> _Problem description_: Transcribe the whole listing without a single picture.

───── Source material

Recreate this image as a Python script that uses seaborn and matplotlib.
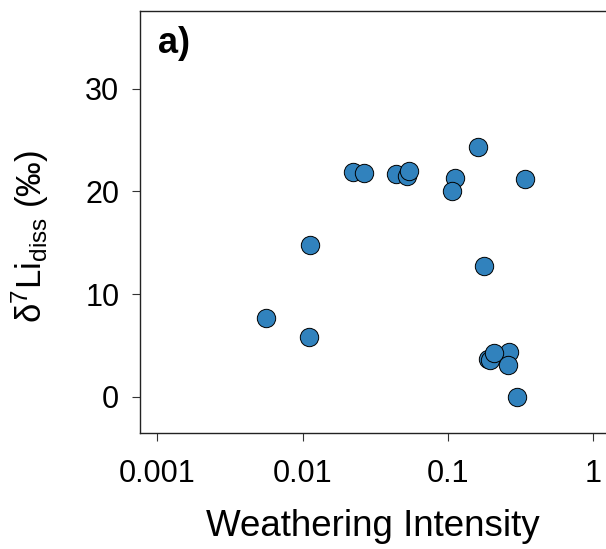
import numpy as np
import pandas as pd
import matplotlib
matplotlib.use("Agg")
import matplotlib.pyplot as plt
import seaborn as sns

# data
weathering = [0.00561, 0.01103, 0.01121, 0.02217, 0.02666, 0.04385, 0.05272,
              0.05438, 0.1123, 0.1071, 0.1624, 0.1778, 0.3423, 0.2987,
              0.1895, 0.1956, 0.2656, 0.2095, 0.2615]
d7li_diss = [7.64, 5.84, 14.75, 21.86, 21.82, 21.69, 21.53,
             22.01, 21.27, 20.06, 24.29, 12.73, 21.23, 0.0,
             3.67, 3.57, 4.32, 4.23, 3.09]

x_ticks = [0.001, 0.01, 0.1, 1]
x_ticklabels = ["0.001", "0.01", "0.1", "1"]
y_ticks = [0, 10, 20, 30]

df = pd.DataFrame({"wi": weathering, "d7li": d7li_diss})

# -----------------------------
# style
# -----------------------------
sns.set_style("ticks")
plt.rcParams["font.family"] = ["Liberation Sans", "DejaVu Sans"]
plt.rcParams["mathtext.default"] = "regular"
plt.rcParams["text.color"] = "black"
plt.rcParams["axes.labelcolor"] = "black"
plt.rcParams["xtick.labelcolor"] = "black"
plt.rcParams["ytick.labelcolor"] = "black"

fig = plt.figure(figsize=(6.06, 5.49), dpi=100)
ax = fig.add_axes([0.2302, 0.2113, 0.7698, 0.7687])

sns.scatterplot(
    data=df, x="wi", y="d7li", ax=ax,
    s=175, color="#3182bd", edgecolor="black", linewidth=0.7,
    legend=False, zorder=3
)

ax.set_xscale("log")
ax.set_xlim(10 ** -3.1226, 10 ** 0.0896)
ax.set_ylim(-3.54, 37.57)

ax.set_xticks(x_ticks)
ax.set_xticklabels(x_ticklabels)
ax.xaxis.set_minor_locator(matplotlib.ticker.NullLocator())
ax.set_yticks(y_ticks)

ax.tick_params(axis="both", labelsize=22, length=6, width=0.8, color="#333333")
ax.tick_params(axis="x", pad=13)
ax.tick_params(axis="y", pad=8.5)

# box frame (right edge runs off the canvas)
for side in ["left", "bottom", "top"]:
    ax.spines[side].set_visible(True)
    ax.spines[side].set_linewidth(1.0)
    ax.spines[side].set_color("#222222")
ax.spines["right"].set_visible(False)

ax.set_xlabel("Weathering Intensity", fontsize=26.5, labelpad=14)
ax.set_ylabel(r"δ$^7$Li$_{diss}$ (‰)", fontsize=25)
ax.yaxis.set_label_coords(-0.19, 0.465)

ax.text(0.04, 0.965, "a)", transform=ax.transAxes, fontsize=26,
        fontweight="bold", va="top", ha="left")

fig.savefig("out.png", dpi=100)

──────────

> _Answer below_:
Recreate this image as a Python script that uses seaborn and matplotlib.
import numpy as np
import pandas as pd
import matplotlib
matplotlib.use("Agg")
import matplotlib.pyplot as plt
import seaborn as sns

# data
weathering = [0.00561, 0.01103, 0.01121, 0.02217, 0.02666, 0.04385, 0.05272,
              0.05438, 0.1123, 0.1071, 0.1624, 0.1778, 0.3423, 0.2987,
              0.1895, 0.1956, 0.2656, 0.2095, 0.2615]
d7li_diss = [7.64, 5.84, 14.75, 21.86, 21.82, 21.69, 21.53,
             22.01, 21.27, 20.06, 24.29, 12.73, 21.23, 0.0,
             3.67, 3.57, 4.32, 4.23, 3.09]

x_ticks = [0.001, 0.01, 0.1, 1]
x_ticklabels = ["0.001", "0.01", "0.1", "1"]
y_ticks = [0, 10, 20, 30]

df = pd.DataFrame({"wi": weathering, "d7li": d7li_diss})

# -----------------------------
# style
# -----------------------------
sns.set_style("ticks")
plt.rcParams["font.family"] = ["Liberation Sans", "DejaVu Sans"]
plt.rcParams["mathtext.default"] = "regular"
plt.rcParams["text.color"] = "black"
plt.rcParams["axes.labelcolor"] = "black"
plt.rcParams["xtick.labelcolor"] = "black"
plt.rcParams["ytick.labelcolor"] = "black"

fig = plt.figure(figsize=(6.06, 5.49), dpi=100)
ax = fig.add_axes([0.2302, 0.2113, 0.7698, 0.7687])

sns.scatterplot(
    data=df, x="wi", y="d7li", ax=ax,
    s=175, color="#3182bd", edgecolor="black", linewidth=0.7,
    legend=False, zorder=3
)

ax.set_xscale("log")
ax.set_xlim(10 ** -3.1226, 10 ** 0.0896)
ax.set_ylim(-3.54, 37.57)

ax.set_xticks(x_ticks)
ax.set_xticklabels(x_ticklabels)
ax.xaxis.set_minor_locator(matplotlib.ticker.NullLocator())
ax.set_yticks(y_ticks)

ax.tick_params(axis="both", labelsize=22, length=6, width=0.8, color="#333333")
ax.tick_params(axis="x", pad=13)
ax.tick_params(axis="y", pad=8.5)

# box frame (right edge runs off the canvas)
for side in ["left", "bottom", "top"]:
    ax.spines[side].set_visible(True)
    ax.spines[side].set_linewidth(1.0)
    ax.spines[side].set_color("#222222")
ax.spines["right"].set_visible(False)

ax.set_xlabel("Weathering Intensity", fontsize=26.5, labelpad=14)
ax.set_ylabel(r"δ$^7$Li$_{diss}$ (‰)", fontsize=25)
ax.yaxis.set_label_coords(-0.19, 0.465)

ax.text(0.04, 0.965, "a)", transform=ax.transAxes, fontsize=26,
        fontweight="bold", va="top", ha="left")

fig.savefig("out.png", dpi=100)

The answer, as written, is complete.